India possesses substantial economic buffers to manage the ongoing crisis stemming from tensions in West Asia, though a prolonged conflict could present significant challenges, according to the World Bank. Speaking on Thursday during the presentation of the India Development Update, the World Bank’s Lead Economist for India, Aurelien Kruse, noted that while risks remain tilted to the downside due to sustained high oil prices, the country’s economic fundamentals provide a degree of protection.

Kruse highlighted several key factors underpinning India’s resilience, including a relatively low net energy import share of 2.8 to 3 percent of GDP, foreign exchange reserves sufficient to cover more than 10 months of imports, low inflation rates, and a modest current account deficit. These elements collectively strengthen India’s capacity to absorb external shocks related to fluctuating global energy markets.

The World Bank also revised upward its growth forecast for India in the current fiscal year by 30 basis points, projecting a 6.6 percent expansion compared to an earlier estimate of 6.3 percent. Nevertheless, this revised forecast remains lower than the growth recorded in the previous fiscal year. Looking ahead, the Bank’s South Asia Economic Update projects growth to accelerate further to 7.6 percent in the fiscal year 2025-26, up from 7.1 percent in 2024-25, driven by robust domestic demand and resilient exports.

Comparing the current geopolitical disruptions to an “earthquake,” Kruse said that India’s “structure of house and fire trucks are coming,” referring to the country’s preparedness and policy responses to external shocks. He underscored India’s status as the fastest-growing large economy globally in fiscal 2025-26 despite facing some of the highest tariff barriers on its exports worldwide. Tax reforms, including income tax cuts and reductions in goods and services tax (GST) rates introduced last year, have bolstered domestic consumption. Exports and investment have also performed better than initially expected, despite concerns over tariff implications.

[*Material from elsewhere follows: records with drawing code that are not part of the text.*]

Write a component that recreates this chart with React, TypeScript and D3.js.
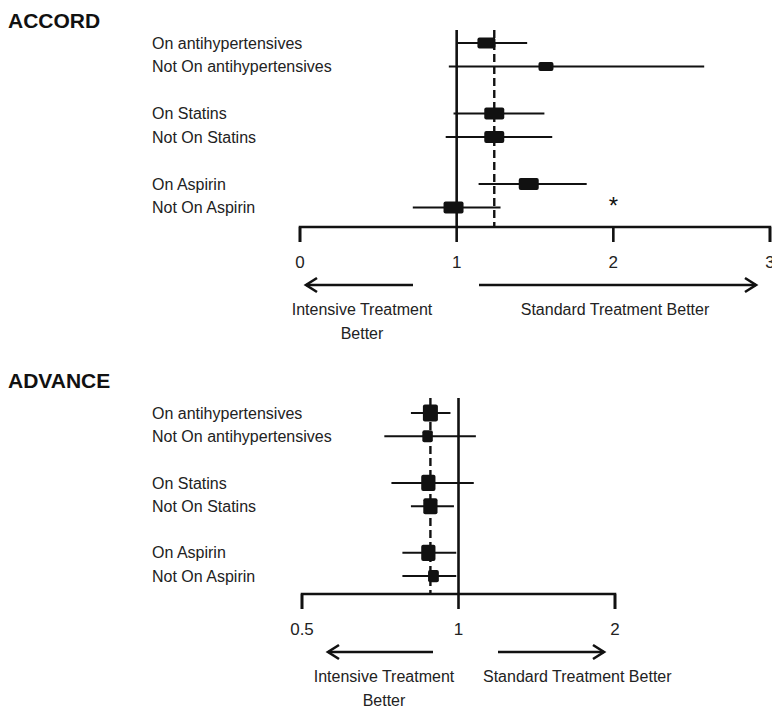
import React from "react";
import { scaleLinear, scaleLog, ScaleContinuousNumeric } from "d3";

// subgroups shown in both trials
const groups = ["antihypertensives", "Statins", "Aspirin"];

// ACCORD: hazard ratio, CI and relative box weight, order = On / Not On per group
const accordHR = [1.19, 1.57, 1.24, 1.24, 1.46, 0.98];
const accordLo = [1.0, 0.95, 0.98, 0.93, 1.14, 0.72];
const accordHi = [1.45, 2.58, 1.56, 1.61, 1.83, 1.28];
const accordWeight = [0.9, 0.75, 1, 1, 1, 1];
const accordOverall = 1.24;
const accordTicks = [0, 1, 2, 3];

// ADVANCE
const advanceHR = [0.883, 0.872, 0.875, 0.883, 0.875, 0.895];
const advanceLo = [0.81, 0.72, 0.743, 0.81, 0.78, 0.78];
const advanceHi = [0.965, 1.08, 1.07, 0.98, 0.99, 0.99];
const advanceWeight = [1, 0.7, 0.95, 0.95, 0.95, 0.72];
const advanceOverall = 0.883;
const advanceTicks = [0.5, 1, 2];

const FONT = "'Liberation Sans', Arial, sans-serif";
const INK = "#111";

type PanelProps = {
  title: string;
  titleY: number;
  hr: number[];
  lo: number[];
  hi: number[];
  weight: number[];
  overall: number;
  ticks: number[];
  x: ScaleContinuousNumeric<number, number>;
  rowY0: number;
  rowStep: number;
  axisY: number;
  lineTop: number;
  boxW: number;
  boxH: number;
  leftArrow: [number, number];
  rightArrow: [number, number];
  leftTextX: number;
  rightTextX: number;
  rightAnchor: "middle" | "start";
  star?: number;
};

function arrowHead(x: number, y: number, dir: number) {
  return `M${x - dir * 11},${y - 7} L${x},${y} L${x - dir * 11},${y + 7}`;
}

function Panel(p: PanelProps) {
  const rows = groups.flatMap((g, gi) => [
    { label: `On ${g}`, slot: gi * 3 },
    { label: `Not On ${g}`, slot: gi * 3 + 1 },
  ]);
  const y = scaleLinear().domain([0, 1]).range([p.rowY0, p.rowY0 + p.rowStep]);
  const [x0, x1] = p.x.range();
  const tickLen = 15;
  const arrowY = p.axisY + 58;

  return (
    <g fontFamily={FONT} fill={INK}>
      <text x={8} y={p.titleY} fontSize={21} fontWeight="bold">{p.title}</text>

      {rows.map((r) => (
        <text key={r.label} x={152} y={y(r.slot)} dy="0.35em" fontSize={16} fill="#222">
          {r.label}
        </text>
      ))}

      {/* reference line at 1 and overall dashed line */}
      <line x1={p.x(1)} x2={p.x(1)} y1={p.lineTop} y2={p.axisY} stroke={INK} strokeWidth={2.6} />
      <line x1={p.x(p.overall)} x2={p.x(p.overall)} y1={p.lineTop} y2={p.axisY}
        stroke={INK} strokeWidth={2.4} strokeDasharray="8,4" />

      {rows.map((r, i) => {
        const cy = y(r.slot);
        const w = p.boxW * p.weight[i];
        const h = p.boxH * p.weight[i];
        return (
          <g key={i}>
            <line x1={p.x(p.lo[i])} x2={p.x(p.hi[i])} y1={cy} y2={cy} stroke={INK} strokeWidth={2} />
            <rect x={p.x(p.hr[i]) - w / 2} y={cy - h / 2} width={w} height={h} rx={2} fill={INK} />
          </g>
        );
      })}

      {p.star !== undefined && (
        <text x={p.x(p.star)} y={y(6.5)} dy="0.75em" fontSize={24} textAnchor="middle">*</text>
      )}

      {/* axis */}
      <path d={`M${x0},${p.axisY + tickLen} V${p.axisY} H${x1} V${p.axisY + tickLen}`}
        fill="none" stroke={INK} strokeWidth={2.6} />
      {p.ticks.map(t => (
        <g key={t}>
          <line x1={p.x(t)} x2={p.x(t)} y1={p.axisY} y2={p.axisY + tickLen} stroke={INK} strokeWidth={2.6} />
          <text x={p.x(t)} y={p.axisY + 41} fontSize={17} textAnchor="middle" fill="#222">{t}</text>
        </g>
      ))}

      {/* direction arrows */}
      <g stroke={INK} strokeWidth={2.6} fill="none">
        <line x1={p.leftArrow[0]} x2={p.leftArrow[1]} y1={arrowY} y2={arrowY} />
        <path d={arrowHead(p.leftArrow[1], arrowY, -1)} />
        <line x1={p.rightArrow[0]} x2={p.rightArrow[1]} y1={arrowY} y2={arrowY} />
        <path d={arrowHead(p.rightArrow[1], arrowY, 1)} />
      </g>
      <text x={p.leftTextX} y={arrowY + 30} fontSize={16} textAnchor="middle" fill="#222">Intensive Treatment</text>
      <text x={p.leftTextX} y={arrowY + 54} fontSize={16} textAnchor="middle" fill="#222">Better</text>
      <text x={p.rightTextX} y={arrowY + 30} fontSize={16} textAnchor={p.rightAnchor} fill="#222">
        Standard Treatment Better
      </text>
    </g>
  );
}

export default function App() {
  const xAccord = scaleLinear().domain([0, 3]).range([300, 770]);
  const xAdvance = scaleLog().base(2).domain([0.5, 2]).range([302, 615]);

  return (
    <svg width={772} height={723} style={{ position: "absolute", left: 0, top: 0, background: "#fff" }}>
      <Panel
        title="ACCORD" titleY={28}
        hr={accordHR} lo={accordLo} hi={accordHi} weight={accordWeight}
        overall={accordOverall} ticks={accordTicks} x={xAccord}
        rowY0={43} rowStep={23.5} axisY={227} lineTop={30}
        boxW={20} boxH={12}
        leftArrow={[413, 306]} rightArrow={[479, 756]}
        leftTextX={362} rightTextX={615} rightAnchor="middle"
        star={2}
      />
      <Panel
        title="ADVANCE" titleY={388}
        hr={advanceHR} lo={advanceLo} hi={advanceHi} weight={advanceWeight}
        overall={advanceOverall} ticks={advanceTicks} x={xAdvance}
        rowY0={413} rowStep={23.3} axisY={594} lineTop={398}
        boxW={15} boxH={17}
        leftArrow={[433, 328]} rightArrow={[498, 604]}
        leftTextX={384} rightTextX={483} rightAnchor="start"
      />
    </svg>
  );
}
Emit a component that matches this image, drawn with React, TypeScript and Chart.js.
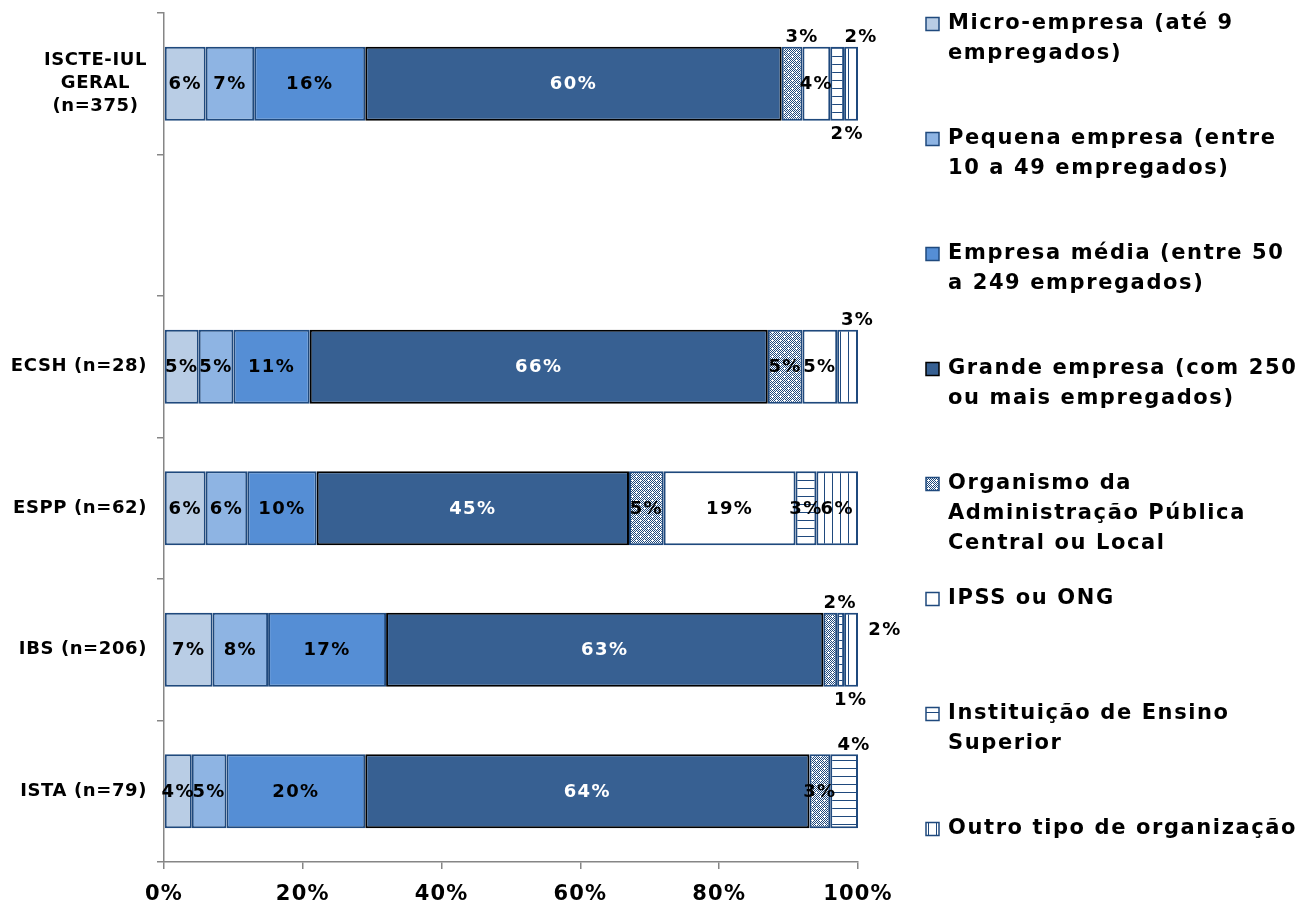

The Bank’s growth assumptions for fiscal 2026-27 incorporate an estimated oil price range of $90 to $100 per barrel. It praised the Indian government’s approach to managing the energy market volatility caused by the West Asia crisis, emphasizing efforts to balance supply stabilization without resorting to extensive rationing or harsh restrictions. The government maintained relatively stable retail oil prices to avoid abrupt economic shocks, a strategy the Bank identified as prudent.

World Bank Regional Practice Director for South Asia Prosperity, Sebastian Eckardt, pointed to India’s strong growth momentum being supported by favorable policies, including progress toward a free trade agreement with the European Union and recent labor reforms. He said that despite global economic headwinds, India and the broader region are expected to remain among the more robust performers worldwide.

In terms of fiscal impact, the World Bank forecasts India’s current account deficit to widen to 1.8 percent of GDP in fiscal 2026-27 due to increased energy import costs. The combined fiscal deficit for the central and state governments is projected to increase slightly to 7.6 percent of GDP, up from 7.3 percent in a scenario without the crisis, reflecting higher subsidies on fertilizers and fuel. However, excise duty cuts are expected to restrain revenue growth. Over the medium term, the Bank anticipates a gradual reduction in the overall fiscal deficit.